Rezerv biriktirebilmemiz için cari açığın finansmanı üzerine güçlü bir net sermaye giriş olması gerekiyor. Veya yüklü cari fazla vermek lazım. Ya da her ikisinin bir bileşimi. İdeal olan cari fazla vererek rezerv biriktirmek. Çünkü stok dış borç zaten yüksek ve dışardan borçlanarak toplanan rezerv ilerde başka sorunları da beraberinde getirebilmekte.
Diyelim ki her şey iyi gitti. Krediyi kıstık, parayı sıkı tuttuk, altın talebi azaldı, pandemi bitti, turizm gelirleri patladı ve böylece cari açığı sıfırladık enflasyonu düşürdük. Buna rağmen Merkez Bankası’nın nette makul bir seviyeye ulaşması için yaklaşık 90 milyar dolar döviz (veya altın) satın alması lazım. 2002 yılından bu yana ülkeye net sermaye girişi yıllık ortalama 30 milyar dolar. Geçmiş ortalamalar kadar giriş olsa ve cari açığı sıfırlasak dahi rezervi ancak üç yılda yerine koyabiliyoruz. Kepçeyle boşaltılan maalesef kaşıkla doldurulabiliyor.
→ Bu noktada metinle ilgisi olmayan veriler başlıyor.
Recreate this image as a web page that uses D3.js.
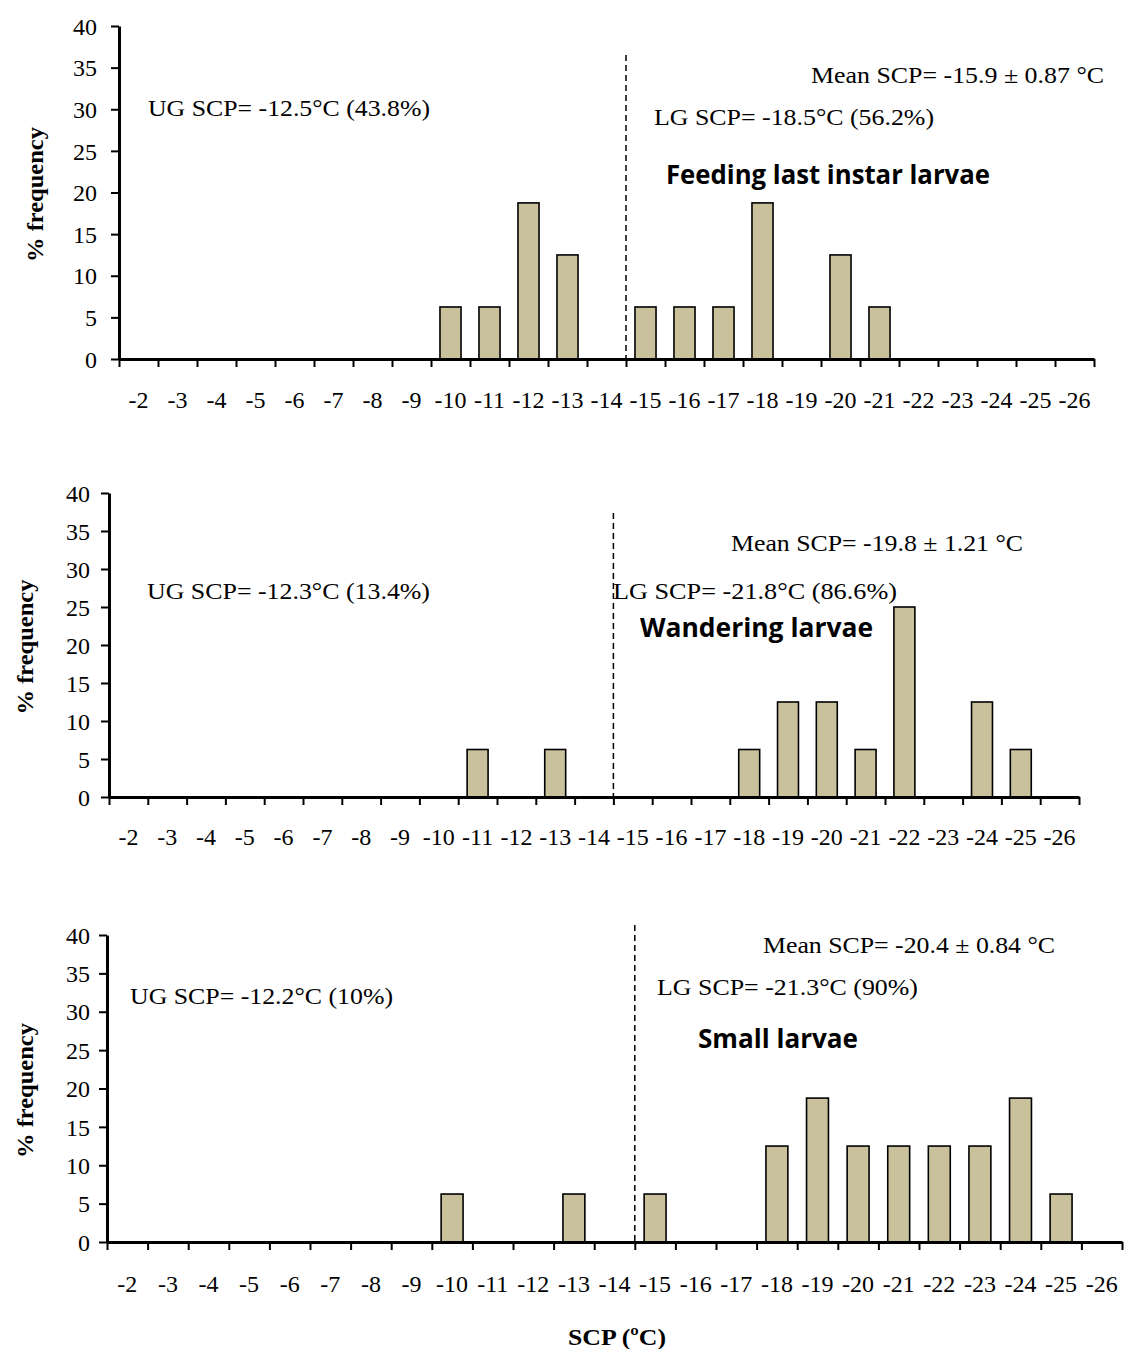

Özetle, olumlu bir senaryoda rezervleri makul seviyeye çıkarmak yıllar alacak. Gereken yapılır da yatırımcıların TL risk alma iştahı artarsa, ilk planda bankalarla koordineli şekilde swap kısıtları kademeli olarak gevşetilerek döviz alım ihalelerine başlanabilir. Böylece merkez bankasında park edilen swaplar gerçek net rezervle değiş tokuş edilmiş olur.
2021 yılı bir fırsat sunmakta. COVID-19 aşı üretimi haberleri gelmeye devam ettikçe, küresel faizlerin de düşük seyriyle gelişen piyasa varlıklarına iştah artabilir. Doğru işler yapılarak enflasyonda bir düşüş hikâyesi yazılırsa ülkemizin de bu pastadan pay alabilmesi ve rezervlerin makul bir hızla biriktirilmesi mümkün olabilir.
Sonuç olarak sürdürülebilir ve güçlü rezerv birikimi için birçok şartın bir araya gelmesi lazım. Özellikle içerde doğruların yapılması gerekiyor. Sadece faizleri artırmak yetmez. Güçler dengesini tesis etmek ve kurumların asli işini yapmasını sağlamak esas olmalı. Bunlar gerçekleşirse zaten gerisi gelir.
Bütün bunlar yapılabilir mi? Son yılların deneyimi sürecin kolay olmayacağını söylüyor. İç ve dış yatırımcı görmeden inanmayacak. Sözün önemi azaldı, artık icraat zamanı. Hata lüksümüz yok. Kaşıkla doldururken kazanda yeni delik açmamak gerekiyor.